Begin

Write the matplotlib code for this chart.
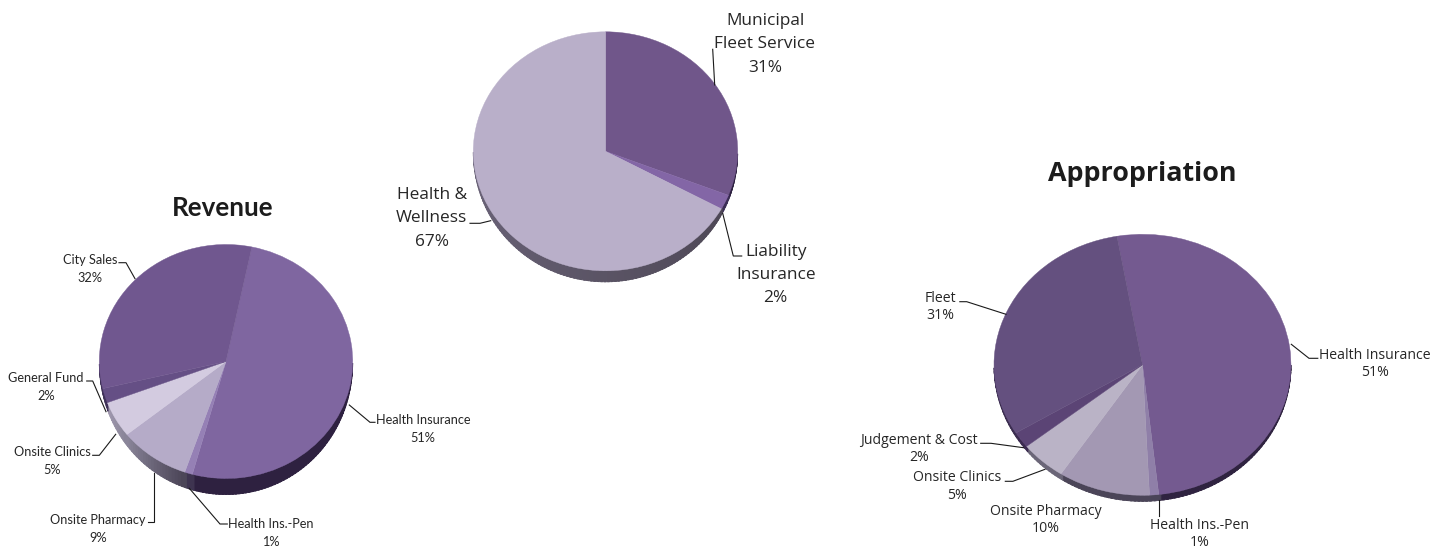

End
Begin

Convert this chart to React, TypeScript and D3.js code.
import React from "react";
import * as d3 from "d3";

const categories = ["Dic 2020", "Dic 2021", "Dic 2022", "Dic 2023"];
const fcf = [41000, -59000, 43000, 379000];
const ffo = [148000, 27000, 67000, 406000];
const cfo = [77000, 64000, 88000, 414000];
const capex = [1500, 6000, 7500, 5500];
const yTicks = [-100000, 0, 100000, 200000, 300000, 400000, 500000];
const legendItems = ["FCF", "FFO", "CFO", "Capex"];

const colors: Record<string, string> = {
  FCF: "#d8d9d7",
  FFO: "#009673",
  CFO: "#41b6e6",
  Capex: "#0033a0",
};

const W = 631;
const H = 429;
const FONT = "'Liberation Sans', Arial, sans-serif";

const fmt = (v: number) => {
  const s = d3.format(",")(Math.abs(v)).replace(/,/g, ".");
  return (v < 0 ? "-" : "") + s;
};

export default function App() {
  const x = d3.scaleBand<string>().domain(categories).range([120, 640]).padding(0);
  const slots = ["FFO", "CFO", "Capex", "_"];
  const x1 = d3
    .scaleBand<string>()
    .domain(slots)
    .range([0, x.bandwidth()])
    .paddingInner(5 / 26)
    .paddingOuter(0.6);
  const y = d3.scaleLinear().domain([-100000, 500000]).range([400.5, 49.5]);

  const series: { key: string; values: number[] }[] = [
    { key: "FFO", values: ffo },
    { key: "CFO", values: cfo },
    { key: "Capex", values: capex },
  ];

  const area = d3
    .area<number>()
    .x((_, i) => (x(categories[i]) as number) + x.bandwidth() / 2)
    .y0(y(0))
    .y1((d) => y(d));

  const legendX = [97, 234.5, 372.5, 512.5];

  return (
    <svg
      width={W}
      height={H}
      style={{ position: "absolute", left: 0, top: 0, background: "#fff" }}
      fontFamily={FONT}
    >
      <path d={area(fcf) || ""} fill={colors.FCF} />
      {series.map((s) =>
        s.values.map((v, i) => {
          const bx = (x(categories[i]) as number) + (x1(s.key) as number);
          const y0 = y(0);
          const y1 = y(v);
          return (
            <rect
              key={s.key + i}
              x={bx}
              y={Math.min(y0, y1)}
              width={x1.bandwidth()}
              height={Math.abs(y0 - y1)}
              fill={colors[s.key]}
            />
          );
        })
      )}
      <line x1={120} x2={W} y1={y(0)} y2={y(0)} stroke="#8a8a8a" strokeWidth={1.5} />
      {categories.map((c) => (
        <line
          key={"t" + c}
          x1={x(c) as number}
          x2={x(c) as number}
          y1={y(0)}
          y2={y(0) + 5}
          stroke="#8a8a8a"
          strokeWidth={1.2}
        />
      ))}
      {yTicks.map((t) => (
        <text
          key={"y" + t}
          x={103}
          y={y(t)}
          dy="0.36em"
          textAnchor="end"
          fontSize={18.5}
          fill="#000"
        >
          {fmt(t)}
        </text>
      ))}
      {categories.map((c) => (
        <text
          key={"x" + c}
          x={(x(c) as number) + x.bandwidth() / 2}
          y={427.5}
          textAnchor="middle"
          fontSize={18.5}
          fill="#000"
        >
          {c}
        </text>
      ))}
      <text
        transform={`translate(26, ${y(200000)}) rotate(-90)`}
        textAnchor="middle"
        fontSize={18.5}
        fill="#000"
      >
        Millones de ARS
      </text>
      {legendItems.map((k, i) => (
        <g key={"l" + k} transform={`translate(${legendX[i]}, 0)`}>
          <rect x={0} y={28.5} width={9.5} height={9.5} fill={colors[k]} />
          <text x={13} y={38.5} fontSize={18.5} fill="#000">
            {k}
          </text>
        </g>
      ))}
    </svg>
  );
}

End

**What the exercise asks:** The line with "Convert this chart" marks the start and the line with "const legendX = [97, 234.5, 372.5, 512.5];" marks the end; transcribe every line in that stretch, unchanged.

**Output of the exercise:**
Convert this chart to React, TypeScript and D3.js code.
import React from "react";
import * as d3 from "d3";

const categories = ["Dic 2020", "Dic 2021", "Dic 2022", "Dic 2023"];
const fcf = [41000, -59000, 43000, 379000];
const ffo = [148000, 27000, 67000, 406000];
const cfo = [77000, 64000, 88000, 414000];
const capex = [1500, 6000, 7500, 5500];
const yTicks = [-100000, 0, 100000, 200000, 300000, 400000, 500000];
const legendItems = ["FCF", "FFO", "CFO", "Capex"];

const colors: Record<string, string> = {
  FCF: "#d8d9d7",
  FFO: "#009673",
  CFO: "#41b6e6",
  Capex: "#0033a0",
};

const W = 631;
const H = 429;
const FONT = "'Liberation Sans', Arial, sans-serif";

const fmt = (v: number) => {
  const s = d3.format(",")(Math.abs(v)).replace(/,/g, ".");
  return (v < 0 ? "-" : "") + s;
};

export default function App() {
  const x = d3.scaleBand<string>().domain(categories).range([120, 640]).padding(0);
  const slots = ["FFO", "CFO", "Capex", "_"];
  const x1 = d3
    .scaleBand<string>()
    .domain(slots)
    .range([0, x.bandwidth()])
    .paddingInner(5 / 26)
    .paddingOuter(0.6);
  const y = d3.scaleLinear().domain([-100000, 500000]).range([400.5, 49.5]);

  const series: { key: string; values: number[] }[] = [
    { key: "FFO", values: ffo },
    { key: "CFO", values: cfo },
    { key: "Capex", values: capex },
  ];

  const area = d3
    .area<number>()
    .x((_, i) => (x(categories[i]) as number) + x.bandwidth() / 2)
    .y0(y(0))
    .y1((d) => y(d));

  const legendX = [97, 234.5, 372.5, 512.5];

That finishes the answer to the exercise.